Roger Sepúlveda Carrasco
Rector Universidad Santo Tomás
Región del Biobío.
El título de esta columna podría ser perfectamente el de una serie de televisión, pero en esta oportunidad, intenta representar el sentimiento de los chilenos que, a diario, debemos enfrentar las diversas expresiones de la delincuencia y el crimen organizado en Chile. Un flagelo que ha avanzado a niveles nunca vistos por mí en el poco más de medio siglo de vida que tengo.
En los años recientes, nuestro país ha experimentado un aumento significativo en la percepción de inseguridad entre quienes habitamos en él. Este fenómeno no solo se refleja en las estadísticas de seguridad pública, sino también, en la vida cotidiana de quienes vivimos con el temor constante de ser víctimas de delitos en nuestras casas, automóviles, trabajos, espacios públicos o en el mundo digital. Según el Centro de Estudios y Análisis del Delito (CEAD), los delitos violentos han mostrado un incremento preocupante. En 2024, se registraron 35 mil casos de robos con violencia, un aumento del 15% en comparación con el año anterior.
La Encuesta Nacional Urbana de Seguridad Ciudadana (ENUSC) de 2023 revela que el 87,7% de los encuestados percibe un aumento en la delincuencia en el país. Esta percepción se ve reforzada por la creciente presencia de crimen organizado, especialmente, en áreas urbanas. El narcotráfico y las bandas criminales han expandido su influencia, llevando a un incremento en los delitos asociados a la ley de drogas y armas. En 2024, se reportaron 12 mil casos de delitos relacionados con drogas, un aumento del 20% respecto al año anterior.

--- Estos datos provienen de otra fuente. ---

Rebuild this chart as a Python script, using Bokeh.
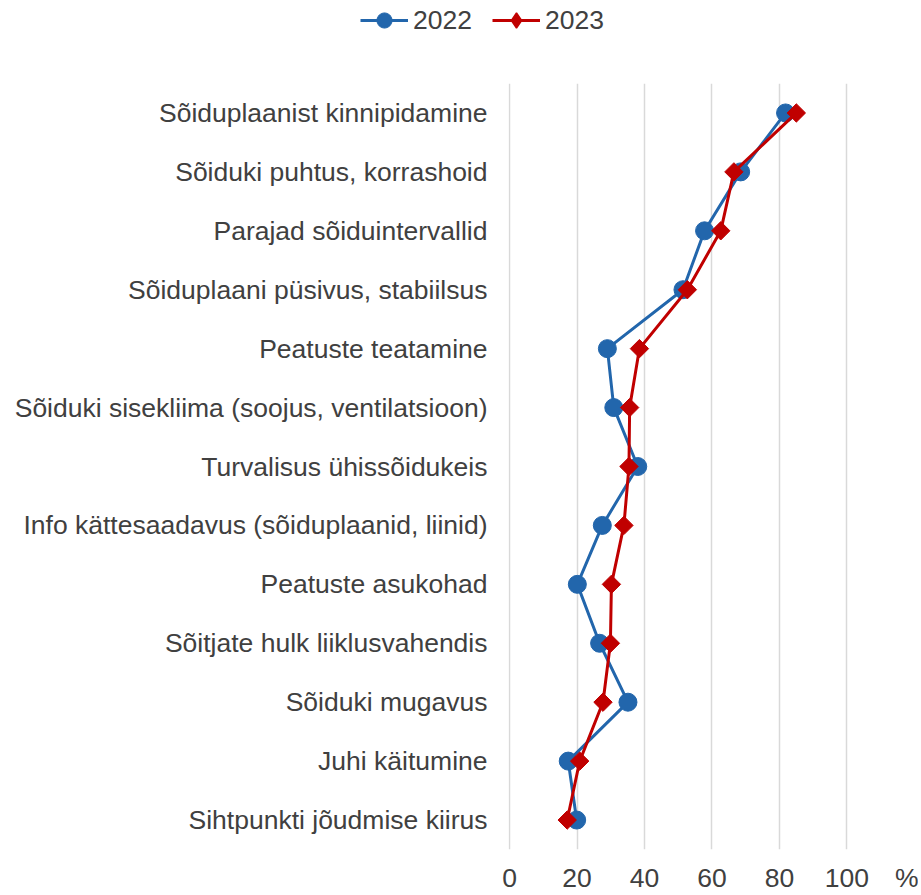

Por otro lado, las estadísticas muestran que los homicidios han aumentado en un 10% en 2024, con 1.200 casos reportados. Este aumento no solo refleja la violencia inherente al crimen organizado, sino también la capacidad extremadamente limitada de recursos y facultades legales con que cuentan hoy las fuerzas de seguridad para controlar estas actividades ilícitas.
El gobierno actual, a pesar de que ha desplegado algunos esfuerzos que buscan más en la forma que en el fondo disminuir la sensación de inseguridad mediante el plan denominado “calles sin violencia”, ha enfrentado transversales críticas por su manejo del problema. Quizás la inexperiencia de su administración y la necesidad de dedicar gran parte de su agenda a problemas de corte político y errores no forzados, han limitado su capacidad para abordar eficazmente el flagelo de la delincuencia y el crimen organizado. Esta falta de enfoque ha sido señalada como una de las razones por las cuales las medidas implementadas no han logrado los resultados esperados.
Vivir atemorizado por el avance de la delincuencia y el crimen organizado provoca heridas profundas y permanentes a la sociedad chilena. La sensación de inseguridad afecta la calidad de vida, limita la movilidad y la participación en actividades comunitarias, y puede llevar a un aumento en la demanda de servicios de salud mental. Además, la desconfianza en las instituciones de seguridad puede erosionar la cohesión social y la confianza en todos los poderes del estado.
Finalmente, la situación de la delincuencia y el crimen organizado en Chile es un desafío complejo que requiere una respuesta multifacética. Las estadísticas de seguridad pública subrayan la gravedad del problema, mientras que las percepciones de inseguridad reflejan el impacto en la vida diaria de los ciudadanos. Es esencial que las políticas públicas se enfoquen enérgicamente en la represión del delito y, paralelamente, en la prevención y en la construcción de comunidades más seguras y resilientes.